With Brian gone and not enough money to pay her mortgage, she had already sold most of the family’s furniture and had packed boxes of their belongings in preparation for her kids, Scott and Samantha, and her to move to a small apartment, which she could afford on her teacher’s salary.

But in three weeks in August 2013, the Vero Beach community rallied around her and raised over $300,000 to save the home.

“I couldn’t believe it. I was overwhelmed,” she said. “Before the money was raised, I knew that family and friends really loved us. But, then, I knew we lived in a world that loved us.”

Still, it was almost six months before the papers were signed and the house became hers.  What made it finally happen was the dedication of several people on the barrier island who got top executives at the bank that held the mortgage to push the deal through.
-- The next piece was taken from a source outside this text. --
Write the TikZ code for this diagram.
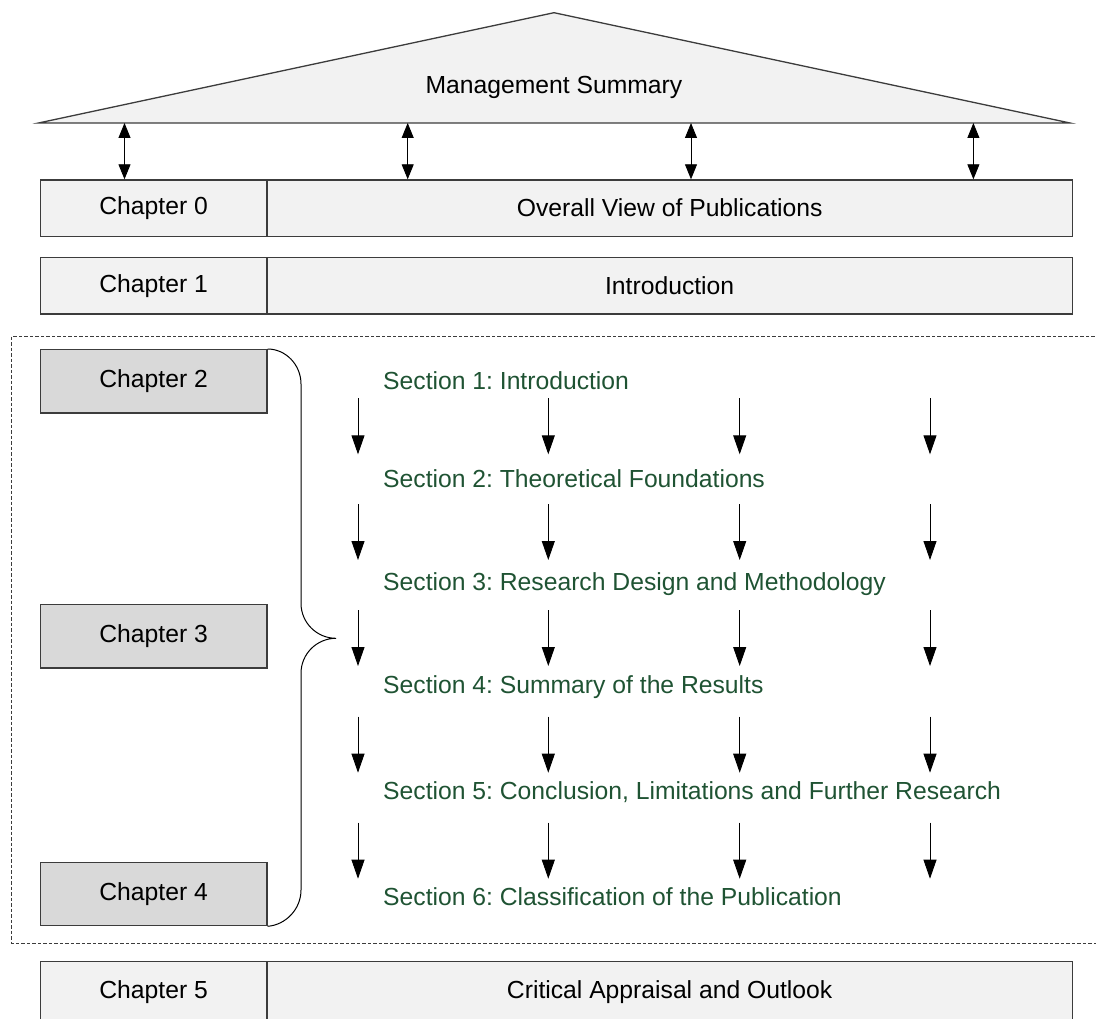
\documentclass[tikz,border=0pt]{standalone}
\usepackage{fontspec}
\setmainfont{Liberation Sans}
\usetikzlibrary{arrows.meta}
\definecolor{secgreen}{RGB}{31,83,51}
\definecolor{lightbox}{RGB}{242,242,242}
\definecolor{darkbox}{RGB}{217,217,217}
\definecolor{edgecol}{RGB}{60,60,60}
\frenchspacing
\begin{document}
\begin{tikzpicture}[x=1pt,y=-1pt,
  txt/.style={font=\fontsize{24.7}{29}\selectfont},
  rowbox/.style={draw=edgecol, line width=1.3pt, fill=lightbox, inner sep=0pt, txt, anchor=north west},
  chapbox/.style={draw=edgecol, line width=1.3pt, fill=darkbox, minimum width=226.6pt, minimum height=63.3pt, inner sep=0pt, txt, anchor=north west},
  sectxt/.style={txt, text=secgreen, anchor=base west, inner sep=0pt},
  arr/.style={line width=0.9pt, -{Triangle[length=19pt,width=13pt]}},
  dbl/.style={line width=0.9pt, {Triangle[length=15pt,width=12pt]}-{Triangle[length=15pt,width=12pt]}},
  framedash/.style={draw=edgecol, line width=0.9pt, dash pattern=on 3.5pt off 2pt},
  bracestyle/.style={draw=black, line width=1pt}
]
\useasboundingbox (0,0) rectangle (1096,1019);
\clip (0,0) rectangle (1096,1019);

% roof
\draw[draw=edgecol, line width=1.3pt, fill=lightbox] (38.5,123) -- (554,12.7) -- (1070,123) -- cycle;
\node[txt] (ms) at (554,87) {Management Summary};

% chapter 0 and 1 rows
\node[rowbox, minimum width=226.6pt, minimum height=56.4pt] (c0) at (39.7,179.3) {Chapter 0};
\node[rowbox, minimum width=805.4pt, minimum height=56.4pt] (t0) at (266.3,179.3) {Overall View of Publications};
\node[rowbox, minimum width=226.6pt, minimum height=56.4pt] (c1) at (39.7,257) {Chapter 1};
\node[rowbox, minimum width=805.4pt, minimum height=56.4pt] (t1) at (266.3,257) {Introduction};

% double arrows between roof and chapter 0
\coordinate (r1) at (124.5,123);
\coordinate (r2) at (407.7,123);
\coordinate (r3) at (691,123);
\coordinate (r4) at (973.4,123);
\draw[dbl] (r1) -- (r1 |- c0.north);
\draw[dbl] (r2) -- (r2 |- t0.north);
\draw[dbl] (r3) -- (r3 |- t0.north);
\draw[dbl] (r4) -- (r4 |- t0.north);

% dashed frame
\draw[framedash] (1100,336) -- (11.7,336) -- (11.7,943) -- (1100,943);

% chapters 2-4
\node[chapbox] (c2) at (39.7,349) {Chapter 2};
\node[chapbox] (c3) at (39.7,603.9) {Chapter 3};
\node[chapbox] (c4) at (39.7,861.7) {Chapter 4};

% brace
\coordinate (tip) at (336,638.3);
\draw[bracestyle] (c2.north east) .. controls (285.5,349) and (301,364.5) .. (301,384)
  -- (301,603.3) .. controls (301,622.6) and (316.7,638.3) .. (tip)
  .. controls (316.7,638.3) and (301,654) .. (301,673.3)
  -- (301,890) .. controls (301,909.4) and (285.5,925) .. (c4.south east);

% sections
\node[sectxt] (s1) at (383,389.3) {Section 1: Introduction};
\node[sectxt] (s2) at (383,487.1) {Section 2: Theoretical Foundations};
\node[sectxt] (s3) at (383,590.5) {Section 3: Research Design and Methodology};
\node[sectxt] (s4) at (383,693.8) {Section 4: Summary of the Results};
\node[sectxt] (s5) at (383,799.5) {Section 5: Conclusion, Limitations and Further Research};
\node[sectxt] (s6) at (383,905.5) {Section 6: Classification of the Publication};

% down arrows
\foreach \ys [count=\i] in {398.3,504,610,716.7,822.7}{
  \foreach \xs [count=\j] in {358,548.3,739.7,930}{
    \coordinate (a\i\j) at (\xs,\ys);
    \coordinate (b\i\j) at (\xs,\ys+56);
    \draw[arr] (a\i\j) -- (b\i\j);
  }
}

% chapter 5 row
\node[rowbox, minimum width=226.6pt, minimum height=61pt] (c5) at (39.7,961) {Chapter 5};
\node[rowbox, minimum width=805.4pt, minimum height=61pt] (t5) at (266.3,961) {Critical Appraisal and Outlook};
\end{tikzpicture}
\end{document}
When that happened, Kristen Simpson was so relieved that she did something with her kids for Christmas that smacked of joy: They went zip-lining, whooping and hollering all the way down.

Then, with the home in her name, Kristen went to work on it.

Two of the three bathrooms had become nonfunctional. The roof leaked. The air conditioning was out. Mold filled the walls of Scott’s bedroom. The pool and patio were a huge mess.

Kristen bought a pressure cleaner and spent weekends outside cleaning up. Greg Schlitt oversaw major repairs. Meeks Plumbing reduced its rate. The mold disappeared. The new AC went in. The new roof went on. All of the bathrooms worked. Kristen painted, cleaned and pruned. The kids helped.

Everything sparkled.  “I could look anywhere in our home – the home that we own free and clear – and feel so delighted that I began to look forward to getting up in the morning,” she said.

They unpacked, went to Ikea to replace some of the furniture. They started biking to breakfast on the weekends. And, Kristen learned to grill.

“I was beginning to live again,” she said.

Then, in the spring, her financial advisor suggested something that shocked her. He said that with the extra jobs she had taken on before and after school and the absence of the home payment, she might consider taking a short summer vacation with the kids.

A vacation like the ones they took when Brian was alive.

At first, she hesitated. What if it only made her miss Brian more? What if she spent the money and something happened?

“When you lose someone you love unexpectedly, you tend to always expect the worst,” she said.

But, in April, she booked a five-day package trip for mid-July to go scuba diving with her kids in Green Turtle Cay in the Bahamas. She got recertified as a scuba diver – something she had said she would never do after Brian’s murder. The kids got certified, and the three of them took off.

“It was a great, great, great experience for all of us,” she said.

Instead of missing Brian more, Kristen could see him in their kids in ways that she hadn’t before they got out on a boat and in the water together. The funny comments, the gestures – even how they looked in their masks – thrilled her.

“It taught me such an important lesson: Don’t let loss keep you from doing the things you love to do. Find ways to keep loving life,” she said.

During the trial last week, she listened to music sometimes – like Zac Brown singing “Quiet Your Mind” – and she worked a squeeze ball when something infuriated her. Often, she sat between Scott and Samantha or next to Brian’s mom, sisters and brother.

“We all wanted so much to support each other to get through it and have an outcome based on the evidence and the truth,” she said.

And that’s exactly what happened.

After the guilty verdict and the adjournment, family and friends met at Riverside Cafe, under the Barber Bridge, close to where Henry Lee Jones and his accomplice parked Jones’ motor scooter before walking to the Simpson home almost three years ago.

No one mentioned that.

Instead, they talked about how Brian Simpson loved to go to Riverside for good conversation and a beer. Since his death, his friends and family developed a shorthand to toast him. They used to raise a glass of beer, say “here’s to Brian,” and look up to the sky.

But at Riverside last week, they simply raised their glasses and looked up, knowing it was for Brian, who died at 41, when he came home unexpectedly and was shot to death in his own home.

In two weeks, Kristen Simpson is going to Washington, DC, to run a 26-mile marathon.

“It’s one more thing to look forward to,” she said.